Der Vorteil von Presse-Streaminglinks: Für die Kritikerschaft ist das bequem, man kann sich seine Zeiten flexibel einteilen, und die geografischen Grenzen lösen sich auf. Man kann auch in der tiefsten Provinz leben und Filme besprechen, wenn Streaming angeboten wird. Der Nachteil: Bei Pressevorführungen können die betreuenden Agenturen ein Auge darauf werfen, wer wirklich im Saal sitzt und den Film guckt, und wer nach zehn Minuten schon abhaut. Bei Pressevorführungen ist es schwerer, sich reinzumogeln, wenn man dort nichts zu suchen hat – Streaminglinks können dagegen veruntreut werden. Und je nach Streaming-Modell müssen die Screener auch personalisiert und kontrolliert werden und gegebenenfalls auch erneuert werden, was auch so seine Stressmomente mit sich bringt. Außerdem ist bei einer PV die Qualität der Seherfahrung ganz in der Hand der Betreuenden: Wenn Bild und Ton mal hapern, wird im Regelfall sofort eingeschritten. Bei der „Schau es doch bei dir Zuhause"-Variante dagegen …

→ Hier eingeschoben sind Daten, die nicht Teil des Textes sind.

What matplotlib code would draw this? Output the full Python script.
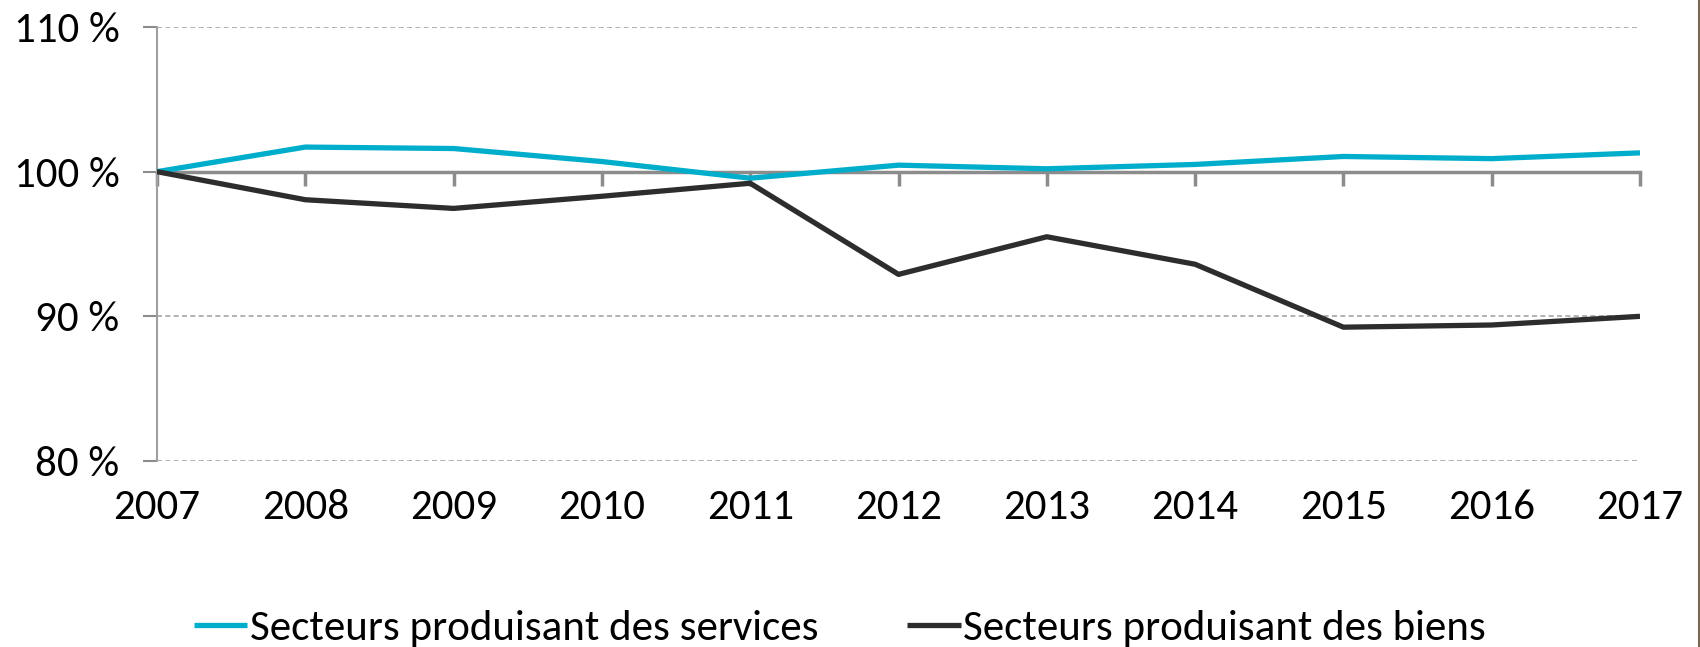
import matplotlib
matplotlib.use("Agg")
import matplotlib.pyplot as plt
from matplotlib.lines import Line2D
from matplotlib.ticker import FixedLocator

years = [2007, 2008, 2009, 2010, 2011, 2012, 2013, 2014, 2015, 2016, 2017]
services = [100.0, 101.7, 101.6, 100.7, 99.55, 100.45, 100.2, 100.5, 101.05, 100.9, 101.3]
goods = [100.0, 98.06, 97.46, 98.3, 99.2, 92.9, 95.5, 93.6, 89.25, 89.4, 90.0]
yticks = [80, 90, 100, 110]
ytick_labels = ["80 %", "90 %", "100 %", "110 %"]
series_names = ["Secteurs produisant des services", "Secteurs produisant des biens"]

FONT = ["Carlito", "Roboto", "DejaVu Sans"]
plt.rcParams["font.family"] = FONT
FS = 31

fig = plt.figure(figsize=(17.0, 6.47), dpi=100)
ax = fig.add_axes([157/1700, 1-461/647, (1640-157)/1700, (461-27)/647])

ax.set_xlim(2007, 2017)
ax.set_ylim(80, 110)

for y in [80, 90, 110]:
    ax.axhline(y, color="#a6a6a6", lw=1.2, ls=(0, (3, 2)), zorder=1)

l1, = ax.plot(years, services, color="#00AECB", lw=3.8, zorder=3, solid_capstyle="butt")
l2, = ax.plot(years, goods, color="#2d2d2d", lw=3.8, zorder=3, solid_capstyle="butt")

for s in ["top", "right", "bottom"]:
    ax.spines[s].set_visible(False)
ax.spines["left"].set_color("#a0a0a0")
ax.spines["left"].set_linewidth(1.5)
ax.set_yticks(yticks)
ax.set_yticklabels(ytick_labels, fontsize=FS)
ax.tick_params(axis="y", direction="out", length=10, width=1.5, color="#8c8c8c", pad=17)
ax.set_xticks(years)
ax.set_xticklabels([str(y) for y in years], fontsize=FS)
ax.tick_params(axis="x", length=0, pad=20)

# secondary axis at the 100 % line, ticks pointing down, no labels
frac = (100 - 80) / (110 - 80)
sec = ax.secondary_xaxis(frac)
for sp in sec.spines.values():
    sp.set_color("#8c8c8c")
    sp.set_linewidth(2.5)
sec.xaxis.set_major_locator(FixedLocator(years))
sec.xaxis.set_ticks_position("bottom")
sec.tick_params(axis="x", which="both", direction="out", length=10, width=2.5, color="#8c8c8c",
                bottom=True, top=False, labelbottom=False, labeltop=False)

leg = fig.legend([l1, l2], series_names, loc="center", bbox_to_anchor=(0.494, 1-628/647),
                 ncol=2, frameon=False, fontsize=FS, handlelength=1.25, handletextpad=0.05,
                 columnspacing=2.07, borderaxespad=0)

fig.add_artist(Line2D([0.9994, 0.9994], [0, 1], transform=fig.transFigure, color="#7a6a55", lw=1.5))

fig.savefig("out.png", dpi=100)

Es ist also ein Gewinnen und ein Verlieren, bei diesem Wechsel von PV zu Kritiker-Streamings. Traueranzeigen für das PV-Modell muss man aber noch nicht schalten: Kein Studio wird sich in absehbarer Zeit trauen, seine größten kommerziellen Hoffnungsträger Kritikerinnen und Kritikern frei Haus zu liefern. Unklarer ist nur, was zuerst passiert: Werden Agenturen die Einlasshürde für PVs senken, „damit die sich auch lohnen!", oder wird man die Hürden noch höher legen, weil die Pfennigfuchser in den Studios die Spesen drosseln wollen? Nun ja: Im Idealfall verschwinden halt nur die faulen Kollegen, die den Job eh mies finden und nur für den Gratiskaffee in Pressevorstellungen gehen. Und wer würde denen schon hinterhertrauern?